Pelham ROTC helping Afghan counterparts

Published 4:05 pm Monday, October 25, 2010

By NEAL WAGNER / City Editor

A group of children take their seats on a small blanket under a tarp in the desert sand, barely shielded from the intense sun beating down on the Afghanistan countryside.

The classroom, one of the few in the country lucky enough to have an adult teacher, listens on as their instructor teaches the class of more than 20 students using little more than a pen and a piece of paper.

The class is one of the first in Afghanistan to allow female students, which was outlawed when the Taliban ruled the country. Several years ago, a teacher likely would have been put to death for straying from the Taliban’s educational curriculum.

“The schools were just devastated when they were under Taliban rule. The Taliban was controlling the schools,” said Maj. Aurelia Garcia, instructor of the Pelham High School Junior Navy ROTC program. “The Taliban beat, tortured or killed the teachers that didn’t teach exactly what they told them to, and a lot of the teachers either died or left the country.”

Since the country has been occupied by U.S. forces, Afghanistan’s schools have been steadily improving, but are still far from perfect, Garcia said.

“I was deployed to Iraq, so I knew what the schools looked like in that country. They were pretty bad,” Garcia said. “But after talking to some of my friends who were deployed to Afghanistan, it sounds like Iraq was a metropolis compared to Afghanistan.”

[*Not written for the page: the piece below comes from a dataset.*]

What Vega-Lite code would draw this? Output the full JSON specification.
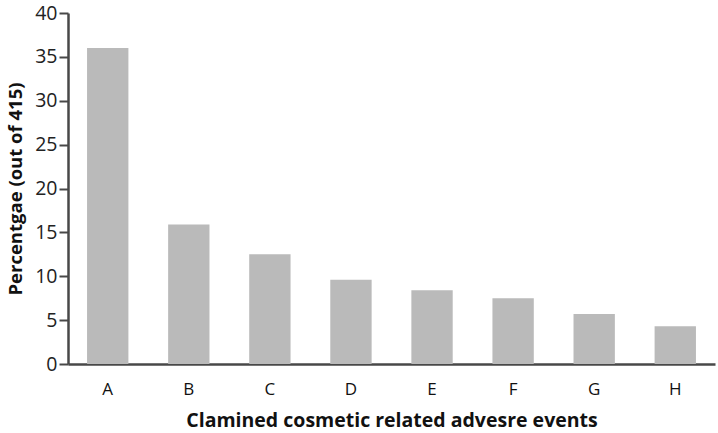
{
  "$schema": "https://vega.github.io/schema/vega-lite/v6.json",
  "width": 647,
  "height": 351,
  "autosize": "none",
  "padding": {"left": 68, "top": 13, "right": 3, "bottom": 69},
  "background": "white",
  "config": {"view": {"stroke": null}},
  "data": {
    "values": [
      {"event": "A", "pct": 36},
      {"event": "B", "pct": 15.9},
      {"event": "C", "pct": 12.5},
      {"event": "D", "pct": 9.6},
      {"event": "E", "pct": 8.4},
      {"event": "F", "pct": 7.5},
      {"event": "G", "pct": 5.7},
      {"event": "H", "pct": 4.3}
    ]
  },
  "mark": {"type": "bar", "color": "#bababa"},
  "encoding": {
    "x": {
      "field": "event",
      "type": "nominal",
      "sort": null,
      "scale": {"paddingInner": 0.49, "paddingOuter": 0.235},
      "axis": {
        "title": "Clamined cosmetic related advesre events",
        "titleFont": "Open Sans",
        "titleFontSize": 19.5,
        "titleFontWeight": "bold",
        "titleColor": "#111",
        "titlePadding": 14,
        "labelAngle": 0,
        "labelFont": "Open Sans",
        "labelFontSize": 17,
        "labelColor": "#111",
        "labelPadding": 17,
        "ticks": false,
        "domainColor": "#484848",
        "domainWidth": 2.5
      }
    },
    "y": {
      "field": "pct",
      "type": "quantitative",
      "scale": {"domain": [0, 40]},
      "axis": {
        "title": "Percentgae (out of 415)",
        "titleFont": "Open Sans",
        "titleFontSize": 18.5,
        "titleFontWeight": "bold",
        "titleColor": "#111",
        "titlePadding": 9,
        "values": [0, 5, 10, 15, 20, 25, 30, 35, 40],
        "grid": false,
        "labelFont": "Open Sans",
        "labelFontSize": 19.5,
        "labelColor": "#222",
        "labelPadding": 2,
        "tickSize": 9,
        "tickColor": "#484848",
        "tickWidth": 2,
        "domainColor": "#484848",
        "domainWidth": 2.5
      }
    }
  }
}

Garcia and members of the PHS Junior ROTC are looking to help Afghan children obtain a better education by collecting basic school items and shipping them to the 1st Marine Division Civil Affairs Group, which is currently serving in Afghanistan.

The Marine division will then distribute the items to students at a high school in Afghanistan’s Helmand Province.

“The school has about 100 students, both male and female,” Garcia said. “They sit on the floor, and if they don’t have a teacher, one of the older students gets up and teaches the class.

“The schools over there aren’t like they are here, where the government subsidizes them. The village sheik pretty much runs the school,” Garcia added.

The Junior ROTC program will be collecting writing paper, pencils, pens, erasers, pencil sharpeners, non-wired notebooks, rulers, protractors, chalk, small chalk boards and erasers, scissors, colored pencils, clear backpacks, binders, hand sanitizer, tissues, soccer balls and red field cones.

“The donated items can’t have any logos on them, and we have to have clear backpacks for security reasons,” Garcia said. “The notebooks can’t have metal spirals on them, because they could potentially be used to make IEDs.”

Because the price of shipping boxes of supplies to the Middle East can be steep, the Junior ROTC program is also accepting monetary donations.

“We are doing some fundraisers, too. It costs about $69 a box to ship to Afghanistan,” Garcia said, noting the shipping price is about half of what it would be if the class did not ship on government flights.

“And we are talking like a Dell computer-size box,” he added. “We would like to pack the school supplies into a backpack, so we can give the students everything in one package.”

The Junior ROTC program will collect monetary and school supplies donations for about a year before boxing and shipping the items overseas, Garcia said.